▶ _Items from a dataset_:
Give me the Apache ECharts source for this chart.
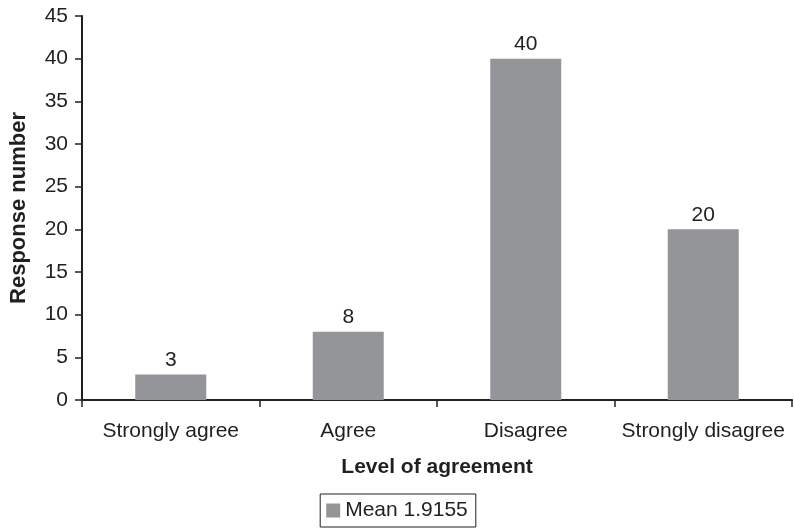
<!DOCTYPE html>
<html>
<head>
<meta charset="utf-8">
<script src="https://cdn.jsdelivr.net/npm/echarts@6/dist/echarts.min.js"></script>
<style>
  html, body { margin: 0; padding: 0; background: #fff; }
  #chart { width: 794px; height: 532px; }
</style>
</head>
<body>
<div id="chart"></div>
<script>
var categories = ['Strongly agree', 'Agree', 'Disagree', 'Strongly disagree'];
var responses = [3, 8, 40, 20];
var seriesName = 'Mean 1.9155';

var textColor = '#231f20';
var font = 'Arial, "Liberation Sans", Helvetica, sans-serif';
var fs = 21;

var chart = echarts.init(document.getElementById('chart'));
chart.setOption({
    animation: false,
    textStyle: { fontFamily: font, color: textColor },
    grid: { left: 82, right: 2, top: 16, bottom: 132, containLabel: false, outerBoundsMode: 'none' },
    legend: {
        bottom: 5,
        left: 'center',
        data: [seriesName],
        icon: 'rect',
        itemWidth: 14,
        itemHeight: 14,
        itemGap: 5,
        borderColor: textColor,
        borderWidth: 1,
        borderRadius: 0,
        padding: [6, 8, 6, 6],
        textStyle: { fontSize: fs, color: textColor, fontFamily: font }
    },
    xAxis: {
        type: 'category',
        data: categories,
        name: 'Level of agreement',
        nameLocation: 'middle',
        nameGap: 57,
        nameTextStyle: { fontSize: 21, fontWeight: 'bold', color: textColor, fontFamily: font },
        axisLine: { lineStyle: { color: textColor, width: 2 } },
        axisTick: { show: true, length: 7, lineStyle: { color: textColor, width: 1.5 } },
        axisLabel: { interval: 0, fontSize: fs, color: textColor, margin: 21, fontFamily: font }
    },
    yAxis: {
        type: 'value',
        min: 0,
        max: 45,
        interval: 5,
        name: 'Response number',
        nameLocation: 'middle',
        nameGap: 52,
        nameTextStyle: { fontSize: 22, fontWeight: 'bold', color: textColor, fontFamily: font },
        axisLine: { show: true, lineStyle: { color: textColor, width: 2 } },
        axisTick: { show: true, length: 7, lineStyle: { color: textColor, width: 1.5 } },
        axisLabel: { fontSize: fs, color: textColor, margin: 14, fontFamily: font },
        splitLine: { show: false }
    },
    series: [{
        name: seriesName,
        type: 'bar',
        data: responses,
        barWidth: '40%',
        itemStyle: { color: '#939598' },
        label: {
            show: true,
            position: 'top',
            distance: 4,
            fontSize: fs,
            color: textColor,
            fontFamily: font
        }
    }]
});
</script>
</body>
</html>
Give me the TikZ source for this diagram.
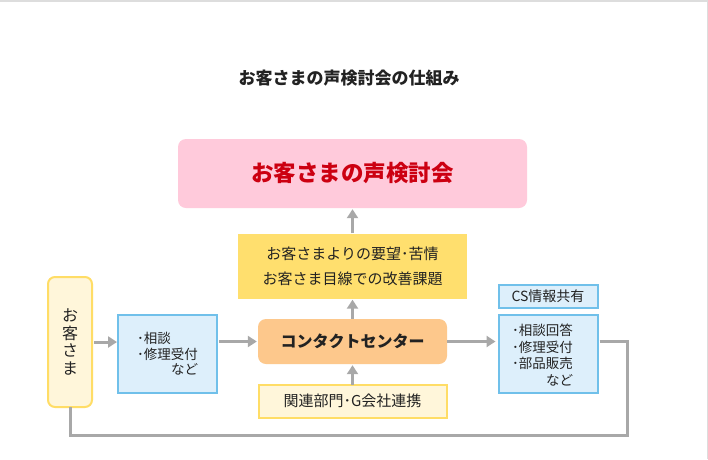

▶ _THE REQUEST_: Go from the first line of the data above to the line containing "var fs = 21;" and retype exactly those lines, both included, but none of the pictures.

▶ _THE SOLUTION_:
Give me the Apache ECharts source for this chart.
<!DOCTYPE html>
<html>
<head>
<meta charset="utf-8">
<script src="https://cdn.jsdelivr.net/npm/echarts@6/dist/echarts.min.js"></script>
<style>
  html, body { margin: 0; padding: 0; background: #fff; }
  #chart { width: 794px; height: 532px; }
</style>
</head>
<body>
<div id="chart"></div>
<script>
var categories = ['Strongly agree', 'Agree', 'Disagree', 'Strongly disagree'];
var responses = [3, 8, 40, 20];
var seriesName = 'Mean 1.9155';

var textColor = '#231f20';
var font = 'Arial, "Liberation Sans", Helvetica, sans-serif';
var fs = 21;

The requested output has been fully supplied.